Customer service agents are also starting to work on Saturdays and Sundays to schedule and serve customers when it's most convenient for them. And it's offering real time online chat services so that customers can talk live with a customer account executive.

Germano said the company is trying to listen to customers more, and that includes establishing a special team within the company to follow blogs, like the Consumerist.com and online forums where many problems are often reported by customers.

Verizon's Maguire said that his company is doing something similar. Like Comcast, Verizon has a team that monitors blogs. And Maguire himself often answers e-mails from customers with complaints as part of what the company calls a "you touch it, you own it" philosophy.

The phone company is also starting to roll out a new text-messaging system that automatically alerts customers when a technician has been dispatched to a location. It will alert customers if the technician is running late.

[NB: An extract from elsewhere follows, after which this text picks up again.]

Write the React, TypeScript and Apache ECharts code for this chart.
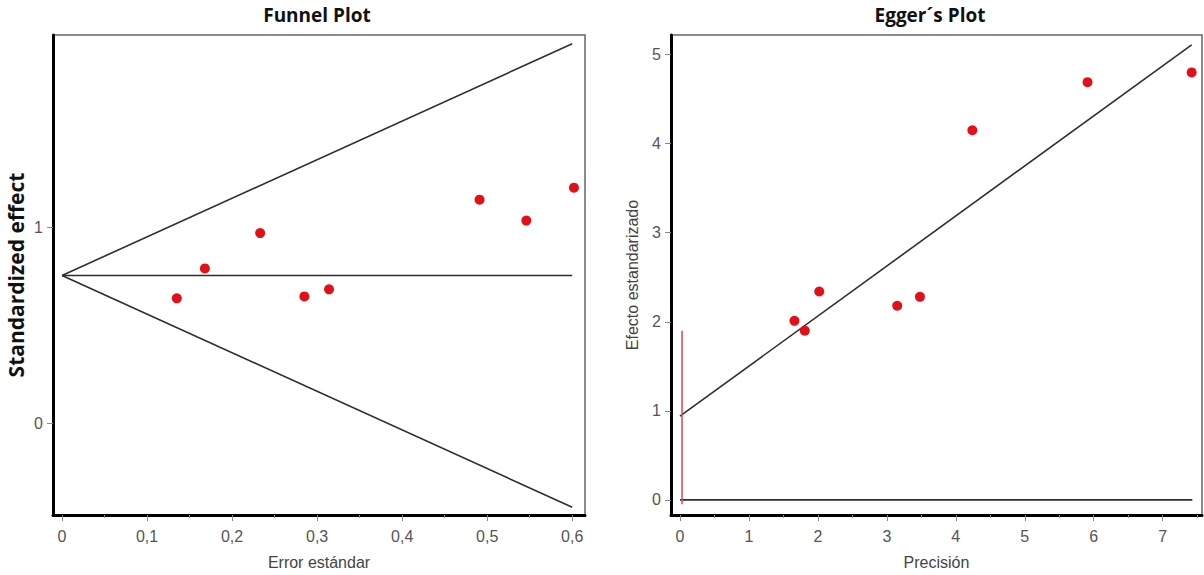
import React, { useEffect, useRef } from "react";
import * as echarts from "echarts";

// ---- Data ----
// Funnel plot: standard error (x) vs standardized effect (y)
const funnelSE = [0.135, 0.168, 0.233, 0.285, 0.314, 0.491, 0.546, 0.602];
const funnelEffect = [0.638, 0.791, 0.972, 0.648, 0.684, 1.143, 1.036, 1.204];
const funnelPooled = 0.755;
const funnelSEMax = 0.6;
const funnelUpperEnd = 1.94;
const funnelLowerEnd = -0.43;

// Egger's plot: precision (x) vs standardized effect (y)
const eggerPrecision = [1.66, 1.81, 2.02, 3.15, 3.48, 4.24, 5.91, 7.42];
const eggerEffect = [2.01, 1.9, 2.34, 2.18, 2.28, 4.15, 4.69, 4.8];
const eggerLineStart = [0, 0.94];
const eggerLineEnd = [7.42, 5.11];
const eggerZeroLineEnd = 7.43;
const eggerInterceptX = 0.03;
const eggerInterceptCI = [-0.05, 1.9];

// Tick labels
const funnelXTicks = [0, 0.1, 0.2, 0.3, 0.4, 0.5, 0.6];
const funnelXMinor = [0.05, 0.15, 0.25, 0.35, 0.45, 0.55];
const funnelYTicks = [0, 1];
const eggerXTicks = [0, 1, 2, 3, 4, 5, 6, 7];
const eggerXMinor = [0.5, 1.5, 2.5, 3.5, 4.5, 5.5, 6.5, 7.5];
const eggerYTicks = [0, 1, 2, 3, 4, 5];

const RED = "#e3101a";
const LINE = "#2e2e2e";
const LABEL = "#555555";
const SANS = "'Liberation Sans', Arial, sans-serif";
const TITLE_FONT = "'Open Sans', 'Noto Sans', sans-serif";

function commaFmt(v: number) {
  return String(Math.round(v * 100) / 100).replace(".", ",");
}

export default function App() {
  const ref = useRef<HTMLDivElement>(null);

  useEffect(() => {
    document.body.style.margin = "0";
    document.body.style.overflow = "hidden";
    const chart = echarts.init(ref.current!, undefined, { renderer: "svg" });

    const mainAxisLine = { show: true, onZero: false, lineStyle: { color: "#000", width: 3 } };
    const tick = { show: true, length: 6, lineStyle: { color: "#888", width: 1 } };
    const label = { color: LABEL, fontSize: 16, fontFamily: SANS };

    const minorXAxis = (gridIndex: number, min: number, max: number, values: number[]) => ({
      type: "value",
      gridIndex,
      position: "bottom",
      min,
      max,
      axisLine: { show: false, onZero: false },
      axisLabel: { show: false },
      splitLine: { show: false },
      axisTick: {
        show: true,
        length: 3,
        customValues: values,
        lineStyle: { color: "#888", width: 1 },
      },
    });

    const option: any = {
      animation: false,
      backgroundColor: "#fff",
      grid: [
        { left: 53, top: 35, width: 532, height: 481, show: true, borderColor: "#666", borderWidth: 1.5 },
        { left: 671, top: 35, width: 531, height: 481, show: true, borderColor: "#666", borderWidth: 1.5 },
      ],
      xAxis: [
        {
          type: "value",
          gridIndex: 0,
          position: "bottom",
          min: -0.0106,
          max: 0.615,
          axisLine: mainAxisLine,
          axisTick: { ...tick, customValues: funnelXTicks },
          axisLabel: { ...label, margin: 13, customValues: funnelXTicks, formatter: (v: number) => commaFmt(v) },
          splitLine: { show: false },
          name: "Error estándar",
          nameLocation: "middle",
          nameGap: 39,
          nameTextStyle: { color: "#444", fontSize: 16, fontFamily: SANS },
        },
        {
          type: "value",
          gridIndex: 1,
          position: "bottom",
          min: -0.13,
          max: 7.57,
          axisLine: mainAxisLine,
          axisTick: { ...tick, customValues: eggerXTicks },
          axisLabel: { ...label, margin: 13, customValues: eggerXTicks, formatter: (v: number) => String(Math.round(v)) },
          splitLine: { show: false },
          name: "Precisión",
          nameLocation: "middle",
          nameGap: 39,
          nameTextStyle: { color: "#444", fontSize: 16, fontFamily: SANS },
        },
        minorXAxis(0, -0.0106, 0.615, funnelXMinor),
        minorXAxis(1, -0.13, 7.57, eggerXMinor),
      ],
      yAxis: [
        {
          type: "value",
          gridIndex: 0,
          min: -0.47,
          max: 1.985,
          axisLine: mainAxisLine,
          axisTick: { ...tick, customValues: funnelYTicks },
          axisLabel: { ...label, margin: 10, customValues: funnelYTicks, formatter: (v: number) => String(Math.round(v)) },
          splitLine: { show: false },
          name: "Standardized effect",
          nameLocation: "middle",
          nameGap: 27,
          nameTextStyle: { color: "#111", fontSize: 21, fontWeight: "bold", fontFamily: TITLE_FONT },
        },
        {
          type: "value",
          gridIndex: 1,
          min: -0.17,
          max: 5.22,
          axisLine: mainAxisLine,
          axisTick: { ...tick, customValues: eggerYTicks },
          axisLabel: { ...label, margin: 10, customValues: eggerYTicks, formatter: (v: number) => String(Math.round(v)) },
          splitLine: { show: false },
          name: "Efecto estandarizado",
          nameLocation: "middle",
          nameGap: 31,
          nameTextStyle: { color: "#444", fontSize: 16, fontFamily: SANS },
        },
      ],
      graphic: [
        {
          type: "text",
          x: 317,
          y: 15,
          style: {
            text: "Funnel Plot",
            fill: "#111",
            font: `bold 19px ${TITLE_FONT}`,
            textAlign: "center",
            textVerticalAlign: "middle",
          },
        },
        {
          type: "text",
          x: 930,
          y: 15,
          style: {
            text: "Egger´s Plot",
            fill: "#111",
            font: `bold 19px ${TITLE_FONT}`,
            textAlign: "center",
            textVerticalAlign: "middle",
          },
        },
      ],
      series: [
        {
          type: "line",
          xAxisIndex: 0,
          yAxisIndex: 0,
          data: [[0, funnelPooled], [funnelSEMax, funnelUpperEnd]],
          symbol: "none",
          lineStyle: { color: LINE, width: 1.6 },
        },
        {
          type: "line",
          xAxisIndex: 0,
          yAxisIndex: 0,
          data: [[0, funnelPooled], [funnelSEMax, funnelLowerEnd]],
          symbol: "none",
          lineStyle: { color: LINE, width: 1.6 },
        },
        {
          type: "line",
          xAxisIndex: 0,
          yAxisIndex: 0,
          data: [[0, funnelPooled], [funnelSEMax, funnelPooled]],
          symbol: "none",
          lineStyle: { color: LINE, width: 1.6 },
        },
        {
          type: "scatter",
          xAxisIndex: 0,
          yAxisIndex: 0,
          data: funnelSE.map((x, i) => [x, funnelEffect[i]]),
          symbolSize: 10,
          itemStyle: { color: RED, opacity: 1 },
          z: 5,
        },
        {
          type: "line",
          xAxisIndex: 1,
          yAxisIndex: 1,
          data: [eggerLineStart, eggerLineEnd],
          symbol: "none",
          lineStyle: { color: LINE, width: 1.6 },
        },
        {
          type: "line",
          xAxisIndex: 1,
          yAxisIndex: 1,
          data: [[0, 0], [eggerZeroLineEnd, 0]],
          symbol: "none",
          lineStyle: { color: LINE, width: 1.6 },
        },
        {
          type: "line",
          xAxisIndex: 1,
          yAxisIndex: 1,
          data: [[eggerInterceptX, eggerInterceptCI[0]], [eggerInterceptX, eggerInterceptCI[1]]],
          symbol: "none",
          lineStyle: { color: "#d9535c", width: 1.6 },
          z: 4,
        },
        {
          type: "scatter",
          xAxisIndex: 1,
          yAxisIndex: 1,
          data: eggerPrecision.map((x, i) => [x, eggerEffect[i]]),
          symbolSize: 10,
          itemStyle: { color: RED, opacity: 1 },
          z: 5,
        },
      ],
    };

    chart.setOption(option);
    return () => chart.dispose();
  }, []);

  return <div ref={ref} style={{ width: 1204, height: 575 }} />;
}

In addition, Verizon has made big improvements in its customer care centers. One major change is that it has been staffing the fiber solutions centers, which handle technical issues with the fiber-to-the-home Fios service, with customer care representatives who can resolve billing and enrollment issues.

"It's more cost effective and better marketing to take care of the customers you already have than to go out and try to acquire new customers."
--Tom Maguire, Verizon's customer service czar

Verizon also has improved its voice response system to help customers resolve certain issues on their own. And it's given customers who would rather reach a human representative a way to navigate out of the voice response system.

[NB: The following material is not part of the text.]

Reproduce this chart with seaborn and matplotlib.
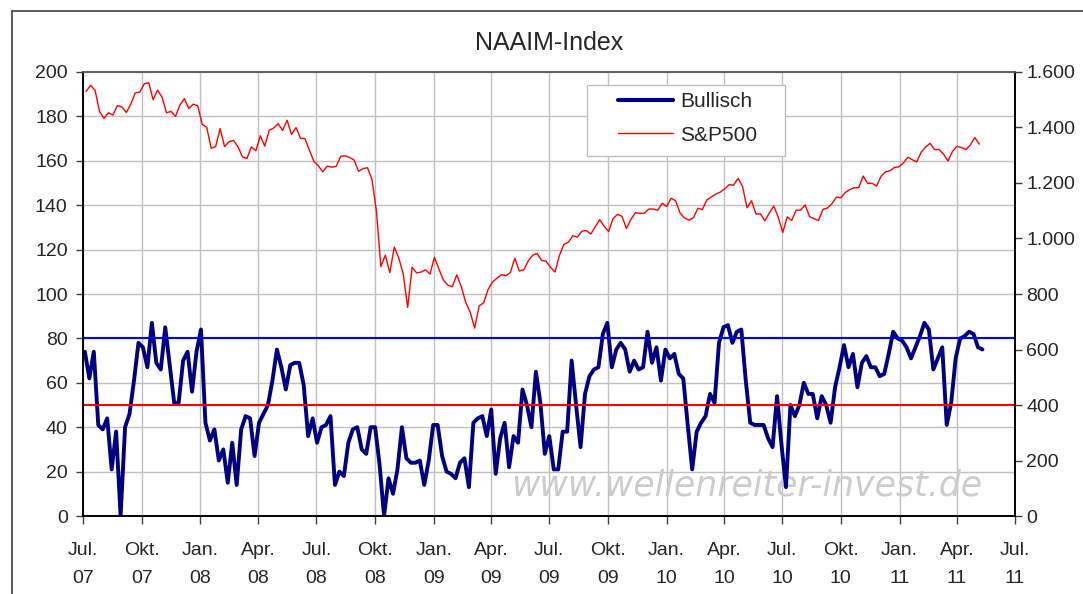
import pandas as pd
import matplotlib
matplotlib.use("Agg")
import matplotlib.pyplot as plt
from matplotlib.lines import Line2D
from matplotlib.patches import Rectangle
from matplotlib.ticker import FuncFormatter
import seaborn as sns

# NAAIM exposure index "Bullisch", weekly values (Jul 2007 - May 2011)
bullisch = [
    74, 62, 74, 41, 39, 44, 21, 38, 0, 40, 46, 61, 78, 76, 67, 87, 69, 66, 85, 68,
    51, 51, 70, 74, 56, 74, 84, 42, 34, 39, 25, 30, 15, 33, 14, 39,
    45, 44, 27, 42, 46, 50, 61, 75, 67, 57, 68, 69, 69, 59, 36, 44, 33, 40, 41, 45,
    14, 20, 18, 33, 39, 40, 30, 28, 40, 40, 23, 0, 17, 10, 21, 40,
    26, 24, 24, 25, 14, 25, 41, 41, 27, 20, 19, 17, 24, 26, 13, 42, 44, 45, 36, 48,
    19, 35, 42, 22, 36, 33, 57, 50, 40, 65, 51, 28, 36, 21, 21, 38,
    38, 70, 50, 31, 55, 63, 66, 67, 82, 87, 67, 75, 78, 75, 65, 70, 66, 67, 83, 69,
    76, 61, 75, 71, 73, 64, 62, 41, 21, 38, 42, 45, 55, 51, 78, 85,
    86, 78, 83, 84, 61, 42, 41, 41, 41, 35, 31, 54, 32, 13, 50, 45, 50, 60, 55, 55,
    44, 54, 50, 42, 58, 67, 77, 67, 73, 58, 69, 72, 67, 67, 63, 64,
    73, 83, 80, 79, 76, 71, 76, 81, 87, 84, 66, 71, 76, 41, 51, 71, 80, 81, 83, 82,
    76, 75,
]

# S&P 500, weekly closes (right axis)
sp500 = [
    # 2007
    1530, 1552, 1534, 1458, 1433, 1453, 1445, 1479, 1474, 1454, 1484, 1525, 1527,
    1557, 1562, 1500, 1535, 1509, 1453, 1458, 1440, 1481, 1504, 1468, 1484, 1478,
    # 2008
    1411, 1401, 1325, 1331, 1396, 1331, 1349, 1353, 1331, 1294, 1288, 1330, 1316,
    1370, 1333, 1390, 1398, 1414, 1389, 1426, 1375, 1400, 1361, 1360, 1318, 1278,
    1262, 1240, 1261, 1257, 1260, 1296, 1298, 1292, 1283, 1242, 1252, 1255, 1213,
    1099, 899, 940, 877, 969, 930, 873, 752, 896, 876, 879, 887, 872,
    # 2009
    932, 890, 850, 832, 826, 869, 827, 770, 735, 677, 757, 768, 816, 843, 857, 870,
    866, 877, 929, 883, 887, 919, 940, 946, 921, 918, 896, 879, 940, 979, 987, 1010,
    1005, 1026, 1029, 1016, 1042, 1068, 1044, 1025, 1072, 1087, 1080, 1036, 1069,
    1093, 1091, 1091, 1106, 1106, 1102, 1127, 1115,
    # 2010
    1145, 1136, 1092, 1074, 1066, 1075, 1109, 1104, 1139, 1150, 1160, 1167, 1179,
    1194, 1192, 1217, 1187, 1111, 1136, 1088, 1089, 1064, 1092, 1117, 1076, 1022,
    1078, 1065, 1102, 1102, 1121, 1079, 1071, 1065, 1105, 1110, 1125, 1149, 1147,
    1166, 1176, 1183, 1183, 1225, 1199, 1199, 1189, 1224, 1240, 1244, 1256, 1258,
    # 2011
    1272, 1293, 1284, 1276, 1311, 1330, 1343, 1320, 1321, 1304, 1279, 1314, 1332,
    1328, 1320, 1337, 1364, 1340,
]

upper_level = 80
lower_level = 50
month_names = {1: "Jan.", 4: "Apr.", 7: "Jul.", 10: "Okt."}

bull_dates = pd.date_range("2007-07-04", periods=len(bullisch), freq="7D")
sp_dates = pd.date_range("2007-07-06", periods=len(sp500), freq="W-FRI")
quarters = pd.date_range("2007-07-01", "2011-07-01", freq="QS")

sns.set_theme(style="white")
plt.rcParams["font.family"] = ["Liberation Sans", "DejaVu Sans"]

fig, ax = plt.subplots(figsize=(10.83, 5.94), dpi=100)
fig.subplots_adjust(left=0.0766, right=0.9372, bottom=0.1313, top=0.8788)
ax2 = ax.twinx()

# lines
sns.lineplot(x=bull_dates, y=bullisch, ax=ax, color="#000080", linewidth=2.8, zorder=3)
ax.axhline(upper_level, color="#0000ff", linewidth=1.5, zorder=4)
ax.axhline(lower_level, color="#ff0000", linewidth=1.5, zorder=4)
sns.lineplot(x=sp_dates, y=sp500, ax=ax2, color="#ff0000", linewidth=1.0)

# watermark
ax.text(0.712, 0.068, "www.wellenreiter-invest.de", transform=ax.transAxes,
        ha="center", va="center", fontsize=25, style="italic", color="#cccccc",
        family="DejaVu Sans", zorder=2)

# axes
ax.set_xlim(quarters[0], quarters[-1])
ax.set_ylim(0, 200)
ax2.set_ylim(0, 1600)
ax.set_yticks(range(0, 201, 20))
ax2.set_yticks(range(0, 1601, 200))
ax2.yaxis.set_major_formatter(FuncFormatter(lambda v, p: f"{int(v):,}".replace(",", ".")))
ax.set_xticks(quarters)
ax.set_xticklabels([f"{month_names[d.month]}\n{d.year % 100:02d}" for d in quarters])
for t in ax.get_xticklabels():
    t.set_linespacing(1.85)

ax.grid(True, color="#c0c0c0", linewidth=1.0)
ax2.grid(False)
ax.set_xlabel("")
ax.set_ylabel("")
ax2.set_ylabel("")

ax.tick_params(axis="x", bottom=True, direction="out", length=6, width=1, color="#404040",
               labelsize=14, pad=13)
ax.tick_params(axis="y", left=True, direction="out", length=5, width=1, color="#404040",
               labelsize=14, pad=6)
ax2.tick_params(axis="y", right=True, direction="out", length=5, width=1, color="#404040",
                labelsize=14, pad=3)

for a in (ax, ax2):
    for side in ("left", "right", "bottom"):
        a.spines[side].set_color("black")
        a.spines[side].set_linewidth(1.2)
    a.spines["top"].set_color("#606060")
    a.spines["top"].set_linewidth(1.2)

ax.set_title("NAAIM-Index", fontsize=18, pad=16)

# legend box (drawn separately so the padding matches the original)
ax2.add_patch(Rectangle((0.5408, 0.8108), 0.2124, 0.1599, transform=ax2.transAxes,
                        facecolor="white", edgecolor="#c0c0c0", linewidth=1.0, zorder=4.5))
handles = [Line2D([], [], color="#000080", linewidth=3),
           Line2D([], [], color="#ff0000", linewidth=1)]
ax2.legend(handles, ["Bullisch", "S&P500"], loc="upper left",
           bbox_to_anchor=(0.574, 0.955), frameon=False, fontsize=15,
           handlelength=2.65, borderpad=0, labelspacing=0.7, handletextpad=0.35,
           borderaxespad=0)

# outer chart border
fig.add_artist(Line2D([0.011, 0.011], [0, 0.981], transform=fig.transFigure,
                      color="#404040", linewidth=1.2))
fig.add_artist(Line2D([0.011, 1], [0.981, 0.981], transform=fig.transFigure,
                      color="#404040", linewidth=1.2))

plt.savefig("out.png", dpi=100)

It's implemented a new queue-busting system that monitors the flow of calls into call centers. If a center is getting overloaded with calls, more representatives are added dynamically to handle the overflow calls.

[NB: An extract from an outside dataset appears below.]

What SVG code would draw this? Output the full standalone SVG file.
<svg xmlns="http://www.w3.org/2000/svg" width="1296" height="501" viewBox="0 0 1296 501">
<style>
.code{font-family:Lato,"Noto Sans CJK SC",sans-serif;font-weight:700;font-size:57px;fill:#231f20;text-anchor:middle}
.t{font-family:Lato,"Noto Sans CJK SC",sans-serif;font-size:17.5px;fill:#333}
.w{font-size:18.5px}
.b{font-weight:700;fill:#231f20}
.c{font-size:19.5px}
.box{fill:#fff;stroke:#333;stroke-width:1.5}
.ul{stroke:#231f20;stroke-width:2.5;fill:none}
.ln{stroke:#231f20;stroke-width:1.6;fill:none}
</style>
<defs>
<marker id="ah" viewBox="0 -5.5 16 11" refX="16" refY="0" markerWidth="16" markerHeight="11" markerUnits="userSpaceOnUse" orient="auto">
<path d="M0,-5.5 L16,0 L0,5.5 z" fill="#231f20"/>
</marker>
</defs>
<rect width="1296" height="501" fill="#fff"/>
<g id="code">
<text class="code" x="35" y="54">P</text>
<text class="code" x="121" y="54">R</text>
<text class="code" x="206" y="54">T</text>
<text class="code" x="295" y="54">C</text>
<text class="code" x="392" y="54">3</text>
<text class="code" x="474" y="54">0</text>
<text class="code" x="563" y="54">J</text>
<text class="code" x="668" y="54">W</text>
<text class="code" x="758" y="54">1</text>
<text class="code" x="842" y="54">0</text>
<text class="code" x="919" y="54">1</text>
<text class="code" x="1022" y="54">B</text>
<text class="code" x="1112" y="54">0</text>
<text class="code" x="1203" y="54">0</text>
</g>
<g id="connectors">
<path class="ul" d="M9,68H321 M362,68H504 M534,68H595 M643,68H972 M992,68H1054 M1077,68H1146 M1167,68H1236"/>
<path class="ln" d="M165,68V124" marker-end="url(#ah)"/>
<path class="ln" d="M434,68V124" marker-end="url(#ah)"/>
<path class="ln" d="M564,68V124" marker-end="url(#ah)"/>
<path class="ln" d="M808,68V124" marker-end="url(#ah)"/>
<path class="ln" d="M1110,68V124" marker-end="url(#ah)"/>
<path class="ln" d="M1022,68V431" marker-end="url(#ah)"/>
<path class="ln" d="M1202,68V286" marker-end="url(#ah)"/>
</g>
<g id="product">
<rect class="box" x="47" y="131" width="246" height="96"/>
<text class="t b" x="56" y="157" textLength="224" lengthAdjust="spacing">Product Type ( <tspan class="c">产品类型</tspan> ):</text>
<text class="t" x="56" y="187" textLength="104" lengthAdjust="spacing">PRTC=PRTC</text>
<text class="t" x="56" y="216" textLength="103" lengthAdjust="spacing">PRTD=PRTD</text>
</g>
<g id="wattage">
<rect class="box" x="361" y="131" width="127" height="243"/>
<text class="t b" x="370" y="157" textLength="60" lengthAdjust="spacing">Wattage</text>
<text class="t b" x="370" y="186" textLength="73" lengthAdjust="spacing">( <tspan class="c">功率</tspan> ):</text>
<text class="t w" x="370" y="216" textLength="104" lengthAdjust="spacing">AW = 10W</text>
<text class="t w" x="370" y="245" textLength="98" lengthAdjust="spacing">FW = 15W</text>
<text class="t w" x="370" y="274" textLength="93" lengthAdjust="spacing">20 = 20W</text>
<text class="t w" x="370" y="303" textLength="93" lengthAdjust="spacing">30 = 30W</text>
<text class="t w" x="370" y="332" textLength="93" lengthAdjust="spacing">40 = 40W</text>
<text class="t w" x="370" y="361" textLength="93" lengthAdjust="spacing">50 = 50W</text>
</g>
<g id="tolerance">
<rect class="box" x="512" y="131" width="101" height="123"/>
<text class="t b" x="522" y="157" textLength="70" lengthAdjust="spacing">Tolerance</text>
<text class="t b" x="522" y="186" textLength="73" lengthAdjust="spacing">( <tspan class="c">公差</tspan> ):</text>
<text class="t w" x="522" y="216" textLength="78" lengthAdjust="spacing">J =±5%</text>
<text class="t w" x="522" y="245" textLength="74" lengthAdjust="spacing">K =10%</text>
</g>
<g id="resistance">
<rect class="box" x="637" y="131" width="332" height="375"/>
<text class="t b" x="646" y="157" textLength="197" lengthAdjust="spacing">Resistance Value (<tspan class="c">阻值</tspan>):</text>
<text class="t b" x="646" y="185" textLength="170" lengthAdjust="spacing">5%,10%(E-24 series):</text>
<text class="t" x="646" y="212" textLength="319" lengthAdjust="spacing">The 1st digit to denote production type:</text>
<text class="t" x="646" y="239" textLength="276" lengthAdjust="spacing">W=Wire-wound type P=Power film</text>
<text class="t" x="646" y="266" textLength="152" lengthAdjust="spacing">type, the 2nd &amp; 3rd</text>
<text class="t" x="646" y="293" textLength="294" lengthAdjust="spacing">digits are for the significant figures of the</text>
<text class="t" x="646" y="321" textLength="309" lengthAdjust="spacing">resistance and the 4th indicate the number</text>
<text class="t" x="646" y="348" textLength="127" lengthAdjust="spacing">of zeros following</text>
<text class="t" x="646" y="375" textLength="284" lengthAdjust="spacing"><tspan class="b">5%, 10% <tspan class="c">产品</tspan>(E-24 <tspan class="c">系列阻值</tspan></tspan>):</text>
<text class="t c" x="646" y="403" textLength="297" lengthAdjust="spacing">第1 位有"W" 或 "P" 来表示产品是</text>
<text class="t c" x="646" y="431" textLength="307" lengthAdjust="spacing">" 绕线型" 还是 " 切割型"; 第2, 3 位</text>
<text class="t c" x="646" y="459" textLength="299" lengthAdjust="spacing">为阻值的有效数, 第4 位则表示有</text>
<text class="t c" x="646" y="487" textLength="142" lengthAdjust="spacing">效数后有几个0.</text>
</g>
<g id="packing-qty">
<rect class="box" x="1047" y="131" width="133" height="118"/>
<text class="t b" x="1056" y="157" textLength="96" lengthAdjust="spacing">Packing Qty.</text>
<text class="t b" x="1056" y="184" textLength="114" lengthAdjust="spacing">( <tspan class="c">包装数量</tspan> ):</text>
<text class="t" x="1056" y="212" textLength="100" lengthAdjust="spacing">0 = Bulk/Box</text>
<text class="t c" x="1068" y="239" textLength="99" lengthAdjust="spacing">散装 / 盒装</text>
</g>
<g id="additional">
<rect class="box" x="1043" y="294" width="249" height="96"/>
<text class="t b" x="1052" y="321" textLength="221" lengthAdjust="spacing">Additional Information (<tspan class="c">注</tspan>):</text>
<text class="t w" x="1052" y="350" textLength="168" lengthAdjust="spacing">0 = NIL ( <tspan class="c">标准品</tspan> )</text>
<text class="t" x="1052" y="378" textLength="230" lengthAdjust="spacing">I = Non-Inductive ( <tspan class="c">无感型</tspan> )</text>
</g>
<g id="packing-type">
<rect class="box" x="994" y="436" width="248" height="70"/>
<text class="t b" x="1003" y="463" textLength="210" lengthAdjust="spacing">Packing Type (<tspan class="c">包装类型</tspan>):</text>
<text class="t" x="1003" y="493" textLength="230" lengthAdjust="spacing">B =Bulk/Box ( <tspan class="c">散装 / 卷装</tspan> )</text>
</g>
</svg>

"Our goal is to make it easier for customers to do business with us," Maguire said. "It's more cost effective and better marketing to take care of the customers you already have than to go out and try to acquire new customers. And the magic formula for doing this is really the golden rule. Treat customers how you want to be treated."

Another major trend that seems to be filtering into every major broadband provider is a greater focus on standardizing processes. While local branch offices will continue to handle local service calls and dispatch technicians directly to customers, bigger service providers, such as Comcast, Verizon, and Time Warner Cable, say that it's important to make sure that best practices are shared throughout the company.

"If someone calls with a problem, chances are good that they are talking to someone in their town," said Alex Dudley, a spokesman for Time Warner Cable. "But they will still have the big company experience in that we are sharing what we've learned from our 150 million calls a year to implement best practices that can be shared across the company."

Maguire, who took over as Verizon's head of customer care late last year, said he's already started seeing an improvement.

"Improving customer service is a journey that really has no end point," he said. "We're always striving to do better. But I do think things have gotten better. One indication is there are a lot fewer calls that get escalated to my level than there were when I started."